Mappings, workflows and other objects developed by Informatica developers are stored in the model repository that the MRS is integrated with. These design-time objects are deployed to the run-time DIS for execution. In a typical enterprise, there is more than one Informatica environment and the code developed in the Development domain is deployed to several non-production environment such as QA and UAT before deployed into Production. While the Development environments contain both design-time and run-time services, it is not necessary for the subsequent environments to be configured with both design-time and run-time services. For deploying objects from one environment to another, the objects must be added into containers called Applications. Applications can be deployed to a runtime Data Integration Service (DIS) or to an Application Archive (.iar) file. The application archive file can subsequently be deployed to data integration services in the same or different domain as depicted below.
There are two recommended ways of deployment: Classic deployment model and the CI/CD deployment model. In the example below, the migration and deployment of objects
In classic deployment model, the following process is followed:
- Metadata / objects that need to be deployed are deployed into the run-time DIS of the development environment
- Once unit testing is complete, the objects can be migrated to subsequent environment's MRS (such as QA) via XML export/import or via application export
- From the MRS of QA environment, application is rebuilt and deployed to the QA DIS
- Once functional testing is complete, the objects are migrated from QA MRS to Production MRS via XML export/import or via application export
- From the Production MRS, application is rebuilt and deployed to the Production DIS
In this approach, a design-time copy of the mappings and workflows are maintained in the MRS of every single environment.
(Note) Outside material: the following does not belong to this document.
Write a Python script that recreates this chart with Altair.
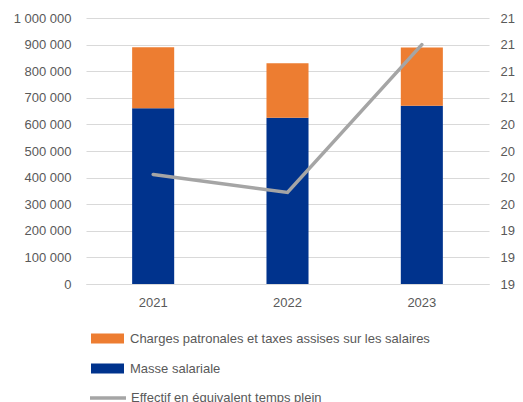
import altair as alt
import pandas as pd

years = ["2021", "2022", "2023"]
masse = [661000, 625000, 670000]
charges = [229500, 205300, 219400]
effectif = [19.78, 19.61, 21.0]

s_charges = "Charges patronales et taxes assises sur les salaires"
s_masse = "Masse salariale"
s_eff = "Effectif en équivalent temps plein"

rows = []
for i, y in enumerate(years):
    rows.append({"year": y, "series": s_masse, "value": masse[i], "ord": 0})
    rows.append({"year": y, "series": s_charges, "value": charges[i], "ord": 1})
bars_df = pd.DataFrame(rows)
line_df = pd.DataFrame({"year": years, "eff": effectif, "series": [s_eff] * 3})

FONT = "Liberation Sans"
TXT = "#595959"
rect_path = "M-3.3,-1 L3.3,-1 L3.3,1 L-3.3,1 Z"
line_path = "M-3.6,0 L3.6,0"

x = alt.X("year:N", title=None, sort=years,
          scale=alt.Scale(paddingInner=0.687, paddingOuter=0.3435),
          axis=alt.Axis(labelAngle=0, ticks=False, domain=True, domainColor="#D9D9D9",
                        labelPadding=12, labelFontSize=13, labelFont=FONT, labelColor=TXT))

bars = alt.Chart(bars_df).mark_bar().encode(
    x=x,
    y=alt.Y("value:Q", title=None, stack="zero",
            scale=alt.Scale(domain=[0, 1000000]),
            axis=alt.Axis(values=list(range(0, 1000001, 100000)),
                          labelExpr="replace(format(datum.value, ','), regexp(',', 'g'), ' ')",
                          ticks=False, domain=False, grid=True, gridColor="#D9D9D9",
                          labelPadding=15, labelFontSize=13, labelFont=FONT, labelColor=TXT)),
    color=alt.Color("series:N",
                    scale=alt.Scale(domain=[s_charges, s_masse], range=["#ED7D31", "#00338D"]),
                    legend=alt.Legend(title=None, orient="none", legendX=15, legendY=314,
                                      direction="vertical", symbolType=rect_path, symbolSize=100,
                                      symbolStrokeWidth=0, labelOffset=16, rowPadding=16,
                                      labelFontSize=13, labelFont=FONT, labelColor=TXT,
                                      labelLimit=500)),
    order=alt.Order("ord:Q"),
)

line = alt.Chart(line_df).mark_line(color="#A5A5A5", strokeWidth=3.5, strokeCap="round").encode(
    x=x,
    y=alt.Y("eff:Q", title=None,
            scale=alt.Scale(domain=[18.75, 21.25], zero=False, nice=False),
            axis=alt.Axis(orient="right", values=[18.75 + 0.25 * k for k in range(11)],
                          format=".0f", ticks=False, domain=False, grid=False,
                          labelPadding=11, labelFontSize=13, labelFont=FONT, labelColor=TXT)),
    stroke=alt.Stroke("series:N",
                      scale=alt.Scale(domain=[s_eff], range=["#A5A5A5"]),
                      legend=alt.Legend(title=None, orient="none", legendX=15, legendY=373,
                                        symbolType=line_path, symbolSize=100,
                                        symbolStrokeWidth=3.5, labelOffset=16,
                                        labelFontSize=13, labelFont=FONT, labelColor=TXT,
                                        labelLimit=500)),
)

chart = alt.layer(bars, line).resolve_scale(y="independent", color="independent").properties(
    width=403, height=266,
    autosize=alt.AutoSizeParams(type="none"),
    padding={"left": 78, "top": 10, "right": 26, "bottom": 125},
).configure_view(stroke=None)

chart.save("out.html", embed_options={"renderer": "svg", "actions": False})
Application is rebuilt in each environment and deployed to the corresponding DIS. During migration of objects from one MRS to another, one of the available replacement strategies can be selected. Replacement strategies include replacing objects from the source upon conflict, reusing the objects in the target repository, etc. Upon conflicts, if the objects in the target repository are not replaced from the source, the application built in each environment may not match with that of the other as the dependency resolution can happen with different versions of the objects or different objects altogether
In Agile deployment model, the following process is followed:
- An application archive is built in the Development repository
- This application archive (.iar) file is uploaded into a version control system such as GIT
- The application archive (.iar) file from version control system is then downloaded and deployed to the Development DIS using infacmd CLI
- Once unit testing is complete, the same step is repeated to deploy the application in to QA DIS
- Once functional testing is complete, the same step is repeated to deploy the application in to Production DIS
In this approach, a single application archive file is used across several environments and hence consistency is assured. Though not common, the application archive can optionally be imported into MRS to maintain a design-time copy of the objects.
infacmd CLI can be used perform deployment in an automated manner. Both of the deployment models described above can be automated using the CLI. Automation server tools such as Jenkins can be used to automate the overall process of deployment as described in the blog: Continuous delivery with Informatica BDM.
In Big Data Management, there are many ways to migrate and deploy objects from one environment to another. Customers can choose the approach that best suits their needs. All approaches can be automated using infacmd CLI and automation tools such as Jenkins.